* THE PROBLEM
Images are not part of the copy; write out the rest of the data exactly as given.

-- begin --

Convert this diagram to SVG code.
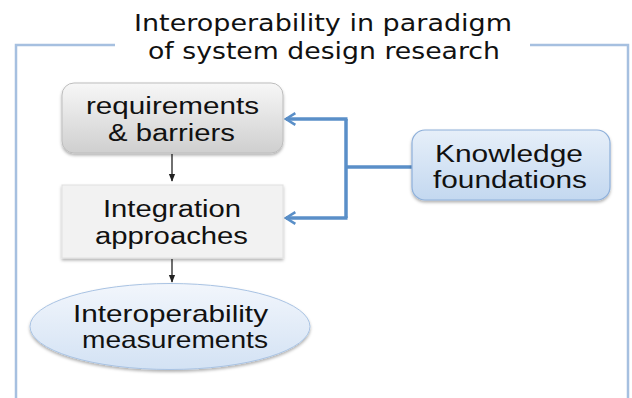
<svg xmlns="http://www.w3.org/2000/svg" width="632" height="398" viewBox="0 0 632 398">
<style>
.t{font-family:"Liberation Sans",Arial,sans-serif;fill:#111;text-anchor:middle}
.title{font-family:"DejaVu Sans",sans-serif;font-size:23.5px;fill:#111;text-anchor:middle}
.frame{fill:none;stroke:#a6c0e0;stroke-width:2.5}
.blue{fill:none;stroke:#5a8fc8;stroke-width:3.5}
.blk{fill:none;stroke:#222;stroke-width:1.3}
</style>
<defs>
<linearGradient id="gGray" x1="0" y1="0" x2="0" y2="1"><stop offset="0" stop-color="#f7f7f7"/><stop offset="1" stop-color="#cfcfcf"/></linearGradient>
<linearGradient id="gBlue" x1="0" y1="0" x2="0" y2="1"><stop offset="0" stop-color="#e6eff9"/><stop offset="1" stop-color="#c3d8f0"/></linearGradient>
<linearGradient id="gEll" x1="0" y1="0" x2="0" y2="1"><stop offset="0" stop-color="#f2f6fc"/><stop offset="1" stop-color="#d3e2f4"/></linearGradient>
<filter id="sh" x="-10%" y="-10%" width="120%" height="130%"><feDropShadow dx="0" dy="2" stdDeviation="1.5" flood-color="#000" flood-opacity="0.3"/></filter>
<marker id="ab" viewBox="0 0 10 10" refX="9" refY="5" markerWidth="8" markerHeight="8" markerUnits="userSpaceOnUse" orient="auto"><path d="M0,1 L10,5 L0,9 Z" fill="#222"/></marker>
<marker id="abl" viewBox="0 0 12 12" refX="10" refY="6" markerWidth="14" markerHeight="14" markerUnits="userSpaceOnUse" orient="auto"><path d="M2,1 L10,6 L2,11" fill="none" stroke="#5a8fc8" stroke-width="2.2"/></marker>
</defs>
<rect width="632" height="398" fill="#fff"/>
<g id="frame">
<path class="frame" d="M16,398 V45 H115"/>
<path class="frame" d="M530,45 H628 V398"/>
</g>
<g id="title">
<text class="title" x="323" y="31" textLength="378" lengthAdjust="spacingAndGlyphs">Interoperability in paradigm</text>
<text class="title" x="324" y="59" textLength="352" lengthAdjust="spacingAndGlyphs">of system design research</text>
</g>
<g id="connectors">
<line class="blk" x1="172" y1="154" x2="172" y2="181" marker-end="url(#ab)"/>
<line class="blk" x1="172" y1="259" x2="172" y2="282" marker-end="url(#ab)"/>
<path class="blue" d="M412,167 H346"/>
<path class="blue" d="M346,218 V119"/>
<path class="blue" d="M347.5,119 H286" marker-end="url(#abl)"/>
<path class="blue" d="M347.5,218 H286" marker-end="url(#abl)"/>
</g>
<g id="requirements">
<rect x="62" y="83" width="221" height="70" rx="12" fill="url(#gGray)" stroke="#bdbdbd" stroke-width="1" filter="url(#sh)"/>
<text class="t" x="172.5" y="114" font-size="23" textLength="173" lengthAdjust="spacingAndGlyphs">requirements</text>
<text class="t" x="171.5" y="141" font-size="23" textLength="127" lengthAdjust="spacingAndGlyphs">&amp; barriers</text>
</g>
<g id="integration">
<rect x="62" y="185" width="221" height="73" fill="#f2f2f2" stroke="#e0e0e0" stroke-width="1" filter="url(#sh)"/>
<text class="t" x="172" y="217" font-size="23" textLength="138" lengthAdjust="spacingAndGlyphs">Integration</text>
<text class="t" x="171.5" y="244" font-size="23" textLength="153" lengthAdjust="spacingAndGlyphs">approaches</text>
</g>
<g id="measurements">
<ellipse cx="170" cy="326.5" rx="140" ry="43" fill="url(#gEll)" stroke="#a9c3e3" stroke-width="1" filter="url(#sh)"/>
<text class="t" x="170.5" y="322" font-size="24" textLength="195" lengthAdjust="spacingAndGlyphs">Interoperability</text>
<text class="t" x="175" y="348" font-size="24" textLength="186" lengthAdjust="spacingAndGlyphs">measurements</text>
</g>
<g id="knowledge">
<rect x="412" y="130" width="198" height="70" rx="13" fill="url(#gBlue)" stroke="#8eb0da" stroke-width="1.2" filter="url(#sh)"/>
<text class="t" x="509" y="162" font-size="23" textLength="148" lengthAdjust="spacingAndGlyphs">Knowledge</text>
<text class="t" x="510" y="188" font-size="23" textLength="154" lengthAdjust="spacingAndGlyphs">foundations</text>
</g>
</svg>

-- end --

* EXERCISE ANSWER
Convert this diagram to SVG code.
<svg xmlns="http://www.w3.org/2000/svg" width="632" height="398" viewBox="0 0 632 398">
<style>
.t{font-family:"Liberation Sans",Arial,sans-serif;fill:#111;text-anchor:middle}
.title{font-family:"DejaVu Sans",sans-serif;font-size:23.5px;fill:#111;text-anchor:middle}
.frame{fill:none;stroke:#a6c0e0;stroke-width:2.5}
.blue{fill:none;stroke:#5a8fc8;stroke-width:3.5}
.blk{fill:none;stroke:#222;stroke-width:1.3}
</style>
<defs>
<linearGradient id="gGray" x1="0" y1="0" x2="0" y2="1"><stop offset="0" stop-color="#f7f7f7"/><stop offset="1" stop-color="#cfcfcf"/></linearGradient>
<linearGradient id="gBlue" x1="0" y1="0" x2="0" y2="1"><stop offset="0" stop-color="#e6eff9"/><stop offset="1" stop-color="#c3d8f0"/></linearGradient>
<linearGradient id="gEll" x1="0" y1="0" x2="0" y2="1"><stop offset="0" stop-color="#f2f6fc"/><stop offset="1" stop-color="#d3e2f4"/></linearGradient>
<filter id="sh" x="-10%" y="-10%" width="120%" height="130%"><feDropShadow dx="0" dy="2" stdDeviation="1.5" flood-color="#000" flood-opacity="0.3"/></filter>
<marker id="ab" viewBox="0 0 10 10" refX="9" refY="5" markerWidth="8" markerHeight="8" markerUnits="userSpaceOnUse" orient="auto"><path d="M0,1 L10,5 L0,9 Z" fill="#222"/></marker>
<marker id="abl" viewBox="0 0 12 12" refX="10" refY="6" markerWidth="14" markerHeight="14" markerUnits="userSpaceOnUse" orient="auto"><path d="M2,1 L10,6 L2,11" fill="none" stroke="#5a8fc8" stroke-width="2.2"/></marker>
</defs>
<rect width="632" height="398" fill="#fff"/>
<g id="frame">
<path class="frame" d="M16,398 V45 H115"/>
<path class="frame" d="M530,45 H628 V398"/>
</g>
<g id="title">
<text class="title" x="323" y="31" textLength="378" lengthAdjust="spacingAndGlyphs">Interoperability in paradigm</text>
<text class="title" x="324" y="59" textLength="352" lengthAdjust="spacingAndGlyphs">of system design research</text>
</g>
<g id="connectors">
<line class="blk" x1="172" y1="154" x2="172" y2="181" marker-end="url(#ab)"/>
<line class="blk" x1="172" y1="259" x2="172" y2="282" marker-end="url(#ab)"/>
<path class="blue" d="M412,167 H346"/>
<path class="blue" d="M346,218 V119"/>
<path class="blue" d="M347.5,119 H286" marker-end="url(#abl)"/>
<path class="blue" d="M347.5,218 H286" marker-end="url(#abl)"/>
</g>
<g id="requirements">
<rect x="62" y="83" width="221" height="70" rx="12" fill="url(#gGray)" stroke="#bdbdbd" stroke-width="1" filter="url(#sh)"/>
<text class="t" x="172.5" y="114" font-size="23" textLength="173" lengthAdjust="spacingAndGlyphs">requirements</text>
<text class="t" x="171.5" y="141" font-size="23" textLength="127" lengthAdjust="spacingAndGlyphs">&amp; barriers</text>
</g>
<g id="integration">
<rect x="62" y="185" width="221" height="73" fill="#f2f2f2" stroke="#e0e0e0" stroke-width="1" filter="url(#sh)"/>
<text class="t" x="172" y="217" font-size="23" textLength="138" lengthAdjust="spacingAndGlyphs">Integration</text>
<text class="t" x="171.5" y="244" font-size="23" textLength="153" lengthAdjust="spacingAndGlyphs">approaches</text>
</g>
<g id="measurements">
<ellipse cx="170" cy="326.5" rx="140" ry="43" fill="url(#gEll)" stroke="#a9c3e3" stroke-width="1" filter="url(#sh)"/>
<text class="t" x="170.5" y="322" font-size="24" textLength="195" lengthAdjust="spacingAndGlyphs">Interoperability</text>
<text class="t" x="175" y="348" font-size="24" textLength="186" lengthAdjust="spacingAndGlyphs">measurements</text>
</g>
<g id="knowledge">
<rect x="412" y="130" width="198" height="70" rx="13" fill="url(#gBlue)" stroke="#8eb0da" stroke-width="1.2" filter="url(#sh)"/>
<text class="t" x="509" y="162" font-size="23" textLength="148" lengthAdjust="spacingAndGlyphs">Knowledge</text>
<text class="t" x="510" y="188" font-size="23" textLength="154" lengthAdjust="spacingAndGlyphs">foundations</text>
</g>
</svg>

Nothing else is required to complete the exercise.